Discussion and conclusion

We successfully trained neural networks to predict the scattering response of core-shell particles made from several discrete material classes within a certain geometry range. The approximation yields high accuracy and, moreover, requires only a fraction of the processing time compared to analytical calculations. Subsequently, we have proposed a new inverse design approach that covers the optimization of both continuous and discrete particle parameters. We have used the networks as surrogate models in a global gradient-based minimization algorithm, and we have taken advantage of the fast and analytical gradient extraction given the differentiability of the ANNs. In a two-step procedure, we first continuously optimize all parameters exploiting the smooth interpolation of the ANNs between two material classes. Following this, we perform a rounding and fixing of the materials and complete the design with a second optimization, i.e., fine-tuning, of the geometric parameters. Finally, we handle the sensitivity to the choice of the initial parameters by enabling several trials until a success criterion is met. Large-scale testings proved that our approach consistently provided designs with low errors on given target spectra, taking only a few seconds on average. 0f course, one has to regard the time needed for data generation and training, but given the runtime, the optimization with analytical code takes, the point of amortization is already reached within a few designs.

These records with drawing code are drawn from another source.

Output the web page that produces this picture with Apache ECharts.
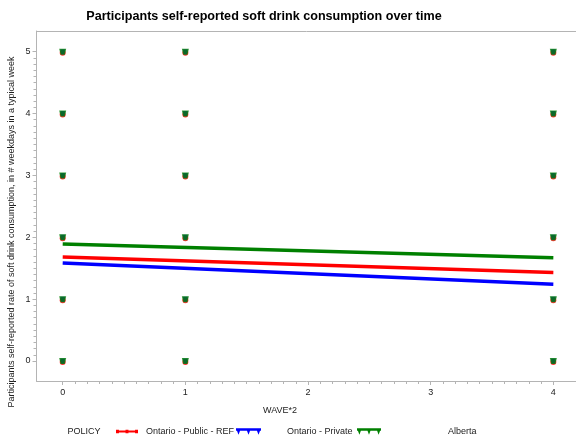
<!DOCTYPE html>
<html><head><meta charset="utf-8">
<script src="https://cdn.jsdelivr.net/npm/echarts@6/dist/echarts.min.js"></script>
<style>html,body{margin:0;padding:0;background:#fff;overflow:hidden}#c{width:576px;height:439px}</style>
</head><body><div id="c"></div>
<script>
// ---- data ----
const policies = ['Ontario - Public - REF', 'Ontario - Private', 'Alberta'];
const colors = ['#ff0000', '#0000ff', '#008000'];
const fitWaves = [0, 4];
const fitRed = [1.68, 1.43];
const fitBlue = [1.585, 1.24];
const fitGreen = [1.89, 1.67];
const observedWaves = [0, 1, 4];
const observedRates = [0, 1, 2, 3, 4, 5];
const xTickLabels = [0, 1, 2, 3, 4];
const yTickLabels = [0, 1, 2, 3, 4, 5];

const fits = [fitRed, fitBlue, fitGreen];
const obsPoints = [];
observedWaves.forEach(w => observedRates.forEach(r => obsPoints.push([w, r])));

function minorVals(maxV){ const a=[]; for(let i=0;i<=maxV*10;i++){ if(i%10!==0) a.push(i/10);} return a; }

const font = 'Liberation Sans, Arial, sans-serif';
const axisGray = '#b4b4b4';
const xMin = -0.2136, xMax = 4.678, yMin = -0.3233, yMax = 5.334;
const gridBox = { left: 36.5, width: 600, top: 31, height: 350, outerBoundsMode: 'none', containLabel: false };

const chart = echarts.init(document.getElementById('c'));
const series = [];
// observed points
const symbolPaths = [
  'circle',
  'path://M0,0 L10,0 L8,8 L2,8 Z',
  'path://M0,0 L10,0 L8,8 L2,8 Z'
];
const sizes = [6, [5, 5], [7, 6]];
policies.forEach((p, i) => {
  series.push({
    name: p + ' obs', type: 'scatter', xAxisIndex: 0, yAxisIndex: 0,
    data: obsPoints, symbol: symbolPaths[i], symbolSize: sizes[i],
    symbolOffset: i === 0 ? [0, 1] : [0, 0],
    itemStyle: { color: colors[i] }, z: 2 + i, silent: true
  });
});
policies.forEach((p, i) => {
  series.push({
    name: p, type: 'line', xAxisIndex: 0, yAxisIndex: 0,
    data: fitWaves.map((w, k) => [w, fits[i][k]]),
    showSymbol: false, lineStyle: { color: colors[i], width: 3.5 }, itemStyle: { color: colors[i] }, z: 10
  });
});

const iconRed = 'path://M0,4 L30,4 L30,7 L0,7 Z M0,3 L4,3 L4,8 L0,8 Z M13,3 L17,3 L17,8 L13,8 Z M26,3 L30,3 L30,8 L26,8 Z';
const iconTri = 'path://M0,0 L30,0 L30,3 L0,3 Z M0,0 L6,0 L3,8 Z M12,0 L18,0 L15,8 Z M24,0 L30,0 L27,8 Z';

function leg(name, left, width, gap, icon){
  return { data: [{ name: name, icon: icon }], left: left, top: 427, itemWidth: width, itemHeight: 7,
    padding: 0, selectedMode: false,
    textStyle: { fontFamily: font, fontSize: 9, color: '#222', padding: [0, 0, 0, gap] } };
}
const hidden = { axisLine: { show: false, onZero: false }, axisTick: { show: false }, axisLabel: { show: false }, splitLine: { show: false } };

chart.setOption({
  animation: false,
  title: [
    { text: 'Participants self-reported soft drink consumption over time', left: 264, top: 10, padding: 0, textAlign: 'center',
      textStyle: { fontFamily: font, fontSize: 12.6, fontWeight: 'bold', color: '#000' } },
    { text: 'WAVE*2', left: 280, top: 406, padding: 0, textAlign: 'center', textStyle: { fontFamily: font, fontSize: 9, fontWeight: 'normal', color: '#222' } },
    { text: 'POLICY', left: 84, top: 427, padding: 0, textAlign: 'center', textStyle: { fontFamily: font, fontSize: 9, fontWeight: 'normal', color: '#222' } }
  ],
  graphic: [{
    type: 'text', x: 12, y: 232, rotation: Math.PI / 2,
    style: { text: 'Participants self-reported rate of soft drink consumption, in # weekdays in a typical week',
      fontFamily: font, fontSize: 9, fill: '#222', align: 'center', verticalAlign: 'middle' }
  }],
  legend: [
    leg(policies[0], 116, 22, 3, iconRed),
    leg(policies[1], 236, 25, 21, iconTri),
    leg(policies[2], 357, 24, 62, iconTri)
  ],
  grid: [Object.assign({}, gridBox), Object.assign({}, gridBox), Object.assign({}, gridBox)],
  xAxis: [
    { gridIndex: 0, type: 'value', min: xMin, max: xMax, position: 'bottom',
      axisLine: { show: true, onZero: false, lineStyle: { color: axisGray } },
      axisTick: { show: true, length: 4, customValues: xTickLabels, lineStyle: { color: axisGray } },
      axisLabel: { customValues: xTickLabels, margin: 7, fontFamily: font, fontSize: 9, color: '#222' },
      splitLine: { show: false } },
    { gridIndex: 1, type: 'value', min: xMin, max: xMax, position: 'bottom',
      axisLine: { show: false, onZero: false },
      axisTick: { show: true, length: 3, customValues: minorVals(4), lineStyle: { color: axisGray } },
      axisLabel: { show: false }, splitLine: { show: false } },
    { gridIndex: 2, type: 'value', min: xMin, max: xMax, position: 'top',
      axisLine: { show: true, onZero: false, lineStyle: { color: axisGray } },
      axisTick: { show: false }, axisLabel: { show: false }, splitLine: { show: false } }
  ],
  yAxis: [
    { gridIndex: 0, type: 'value', min: yMin, max: yMax, position: 'left',
      axisLine: { show: true, onZero: false, lineStyle: { color: axisGray } },
      axisTick: { show: true, length: 4, customValues: yTickLabels, lineStyle: { color: axisGray } },
      axisLabel: { customValues: yTickLabels, margin: 6, fontFamily: font, fontSize: 9, color: '#222' },
      splitLine: { show: false } },
    { gridIndex: 1, type: 'value', min: yMin, max: yMax, position: 'left',
      axisLine: { show: false, onZero: false },
      axisTick: { show: true, length: 3, customValues: minorVals(5), lineStyle: { color: axisGray } },
      axisLabel: { show: false }, splitLine: { show: false } },
    Object.assign({ gridIndex: 2, type: 'value', min: yMin, max: yMax, position: 'left' }, hidden)
  ],
  series: series
});
</script></body></html>
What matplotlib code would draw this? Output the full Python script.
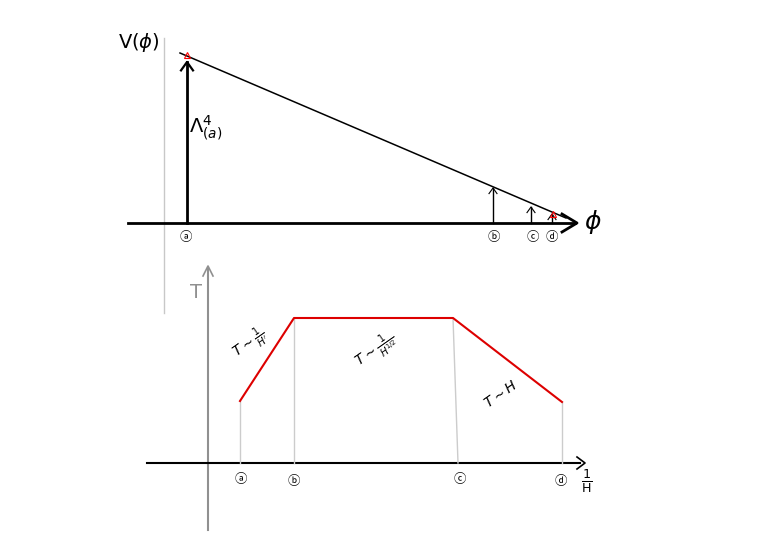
import numpy as np
import matplotlib.pyplot as plt

# esquema dibujado a mano, coordenadas en pixeles de la figura (776x549)

# panel superior: potencial V(phi)
V_line_x = [180, 566]
V_line_y = [53, 218]
phi_marks = [187, 493, 531, 552]          # posiciones a, b, c, d
arrow_tops = [62, 188, 207, 214]
arrow_widths = [2.0, 1.0, 1.0, 1.0]
top_labels = ['ⓐ', 'ⓑ', 'ⓒ', 'ⓓ']
top_label_x = [186, 494, 533, 552]
red_marks_x = [187, 553]
red_marks_y = [55, 214]
phi_axis_y = 223

# panel inferior: T frente a 1/H
invH = [240, 294, 453, 562]
T_vals = [401, 318, 318, 402]
guide_base_x = [240, 294, 458, 562]
bot_labels = ['ⓐ', 'ⓑ', 'ⓒ', 'ⓓ']
bot_label_x = [241, 294, 460, 561]
bot_label_y = [479, 482, 480, 481]
invH_axis_y = 463

circ_font = ['Noto Sans CJK SC', 'DejaVu Sans']

fig = plt.figure(figsize=(7.76, 5.49), dpi=100)
ax = fig.add_axes([0, 0, 1, 1])
ax.set_xlim(0, 776)
ax.set_ylim(549, 0)
ax.axis('off')

# ---- panel superior ----
ax.plot([164, 164], [38, 313], color='#c8c8c8', lw=1)
ax.plot([128, 575], [phi_axis_y, phi_axis_y], color='black', lw=2)
ax.plot([562, 577, 562], [214, 223, 232], color='black', lw=2)
ax.plot(V_line_x, V_line_y, color='black', lw=1.1)
for x, top, w in zip(phi_marks, arrow_tops, arrow_widths):
    ax.plot([x, x], [phi_axis_y, top], color='black', lw=w)
    hs = 4 if w < 1.5 else 6
    ax.plot([x - hs, x, x + hs], [top + hs * 1.4, top, top + hs * 1.4], color='black', lw=w * 0.8)
ax.plot(red_marks_x, red_marks_y, ls='none', marker='^', ms=5, mfc='none', mec='red', mew=0.8)
for x, lab in zip(top_label_x, top_labels):
    ax.text(x, 237, lab, ha='center', va='center', fontsize=9, family=circ_font)
ax.text(139, 42, r'V($\phi$)', ha='center', va='center', fontsize=14)
ax.text(593, 222, r'$\phi$', ha='center', va='center', fontsize=18)
ax.text(206, 128, r'$\Lambda^4_{(a)}$', ha='center', va='center', fontsize=14)

# ---- panel inferior ----
ax.plot([208, 208], [530, 268], color='#909090', lw=1.5)
ax.plot([203, 208, 213], [276, 266, 276], color='#909090', lw=1.2)
ax.text(196, 293, 'T', color='#909090', ha='center', va='center', fontsize=14)
ax.plot([147, 580], [invH_axis_y, invH_axis_y], color='black', lw=1.5)
ax.plot([577, 585, 577], [457, 463, 469], color='black', lw=1.2)
for xt, xb, y in zip(invH, guide_base_x, T_vals):
    ax.plot([xt, xb], [y, invH_axis_y], color='#cccccc', lw=1)
ax.plot(invH, T_vals, color='#dd0000', lw=1.5)
for x, y, lab in zip(bot_label_x, bot_label_y, bot_labels):
    ax.text(x, y, lab, ha='center', va='center', fontsize=9, family=circ_font)
ax.text(587, 481, r'$\frac{1}{\mathrm{H}}$', ha='center', va='center', fontsize=13)

ax.text(250, 344, r'$T\sim\frac{1}{H^{\prime}}$', rotation=35, ha='center', va='center', fontsize=10)
ax.text(377, 351, r'$T\sim\frac{1}{H^{1/2}}$', rotation=35, ha='center', va='center', fontsize=10)
ax.text(501, 394, r'$T\sim H$', rotation=35, ha='center', va='center', fontsize=10)

fig.savefig('out.png', dpi=100)
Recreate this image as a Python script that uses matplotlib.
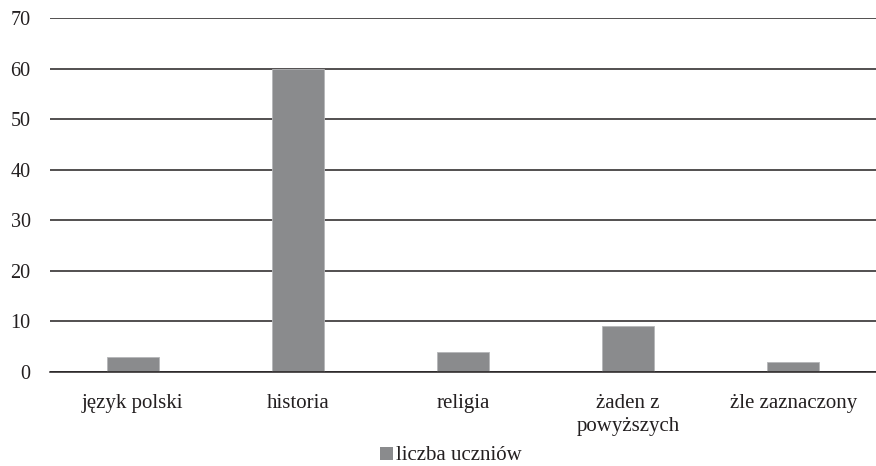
import matplotlib
matplotlib.use("Agg")
import matplotlib.pyplot as plt
from matplotlib.patches import Patch

categories = ["język polski", "historia", "religia", "żaden z\npowyższych", "żle zaznaczony"]
values = [3, 60, 4, 9, 2]
series_name = "liczba uczniów"
yticks = [0, 10, 20, 30, 40, 50, 60, 70]

plt.rcParams["font.family"] = ["Liberation Serif", "DejaVu Serif"]

fig = plt.figure(figsize=(8.76, 4.66), dpi=100)
ax = fig.add_axes([50 / 876, 1 - 372 / 466, 826 / 876, 354 / 466])

bar_color = "#8a8b8d"
x = list(range(len(categories)))
ax.bar(x, values, width=0.315, color=bar_color, edgecolor="#b5b6b8", linewidth=0.6, zorder=3)

ax.set_xlim(-0.5, len(categories) - 0.5)
ax.set_ylim(0, 70)
ax.set_yticks(yticks)
ax.set_yticklabels([str(v) for v in yticks], fontsize=14.5, color="#231f20")
ax.set_xticks(x)
ax.set_xticklabels(categories, fontsize=15, color="#231f20", linespacing=1.35, va="top")
ax.tick_params(axis="both", length=0)
ax.tick_params(axis="x", pad=15.5)
ax.tick_params(axis="y", pad=14)

ax.yaxis.grid(True, color="#231f20", linewidth=1.1, zorder=0)
ax.set_axisbelow(True)
for s in ["top", "right", "left"]:
    ax.spines[s].set_visible(False)
ax.spines["bottom"].set_color("#231f20")
ax.spines["bottom"].set_linewidth(1.1)
ax.spines["bottom"].set_zorder(4)

handle = Patch(facecolor=bar_color, edgecolor="none")
fig.legend([handle], [series_name], loc="center", bbox_to_anchor=(0.515, 1 - 456 / 466),
           frameon=False, fontsize=15, handlelength=0.6, handleheight=0.6,
           handletextpad=0.15, labelcolor="#231f20", borderpad=0, borderaxespad=0)

fig.savefig("out.png", dpi=100)
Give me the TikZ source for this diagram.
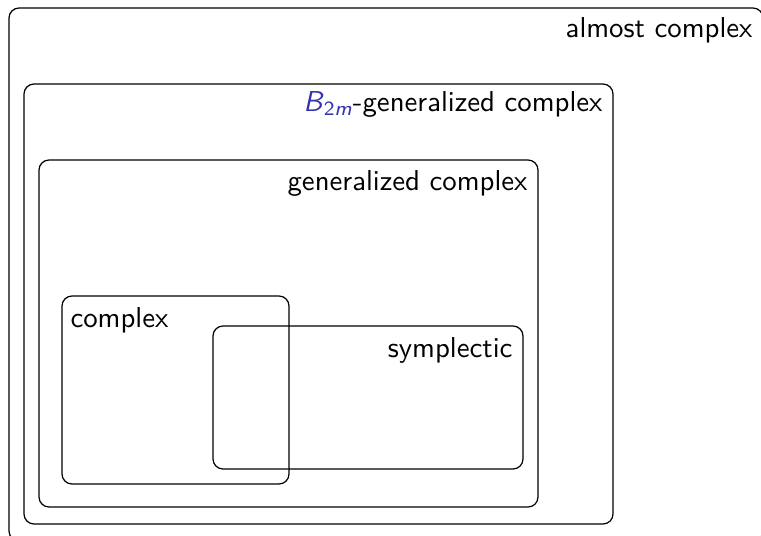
\documentclass[tikz,border=0pt]{standalone}
\usepackage{fontspec}
\definecolor{structblue}{rgb}{0.2,0.2,0.7}
\tikzset{
  setbox/.style={draw=black, line width=0.45pt, rounded corners=3.7pt},
  lbl/.style={font=\fontsize{10.65}{12}\sffamily, inner sep=0pt},
}
\begin{document}
\begin{tikzpicture}[x=0.37pt, y=-0.37pt]
\useasboundingbox (0,0) rectangle (761,535);
\draw[setbox] (9,8) rectangle (763,541);
\draw[setbox] (24,84) rectangle (613,524);
\draw[setbox] (39,160) rectangle (538,507);
\draw[setbox] (62,296) rectangle (289,484);
\draw[setbox] (213,326) rectangle (523,469);
\node[lbl, anchor=base east] (almost) at (753,37) {almost complex};
\node[lbl, anchor=base east] (btwo) at (603,111) {\textcolor{structblue}{\textsl{B}\textsubscript{2\textsl{m}}}-generalized complex};
\node[lbl, anchor=base east] (gen) at (528,190) {generalized complex};
\node[lbl, anchor=base west] (cx) at (70,327) {complex};
\node[lbl, anchor=base east] (symp) at (513,357) {symplectic};
\end{tikzpicture}
\end{document}
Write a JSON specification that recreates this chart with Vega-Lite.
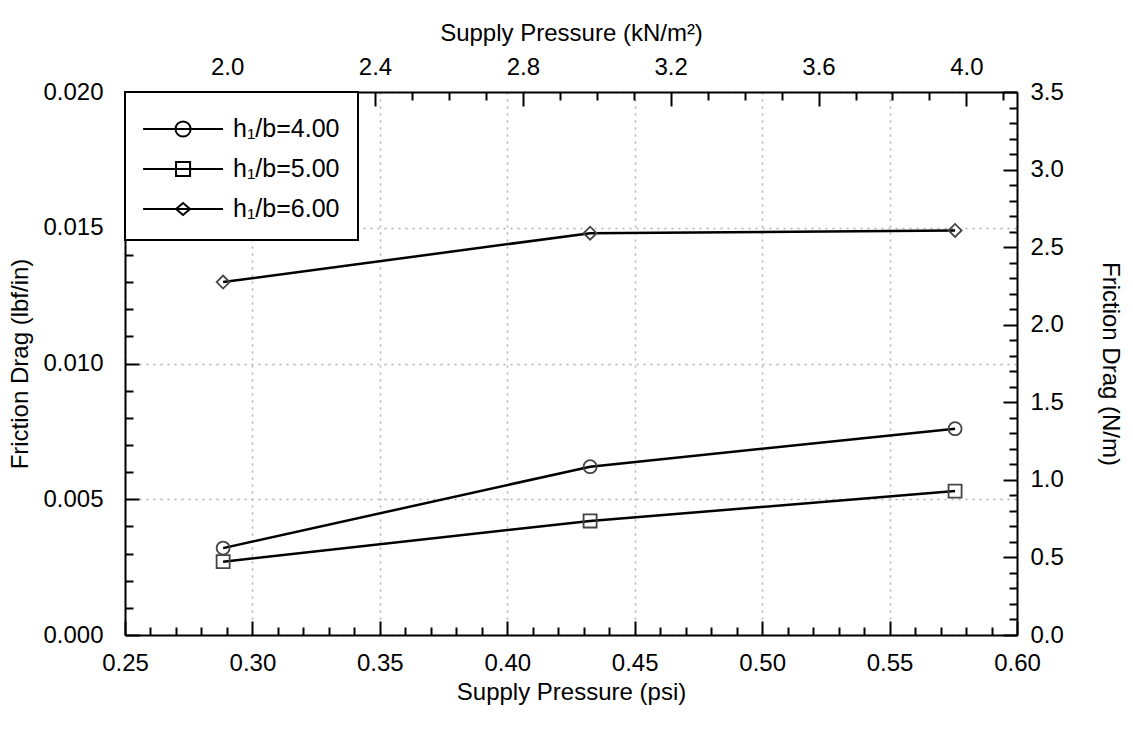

Finally, we expanded our method to particles of different layer counts and trained an additional classifier to suggest a suitable number of layers given a target spectrum. We use our developed optimization approach to generate the respective training data to treat the non-uniqueness of the problem. By that, we further expanded the design space handled the problem of a varying number of optimization parameters itself. Furthermore, we can modify the objective function according to needs which allows us to search for broad scattering enhancement regions or isolated resonances. Finally, we test our approach on targets outside the trained parameter range as well as noisy spectra and still achieve very good results. Due to the versatility of our proposed method, it is possible to expand the training data to even larger particles and further materials.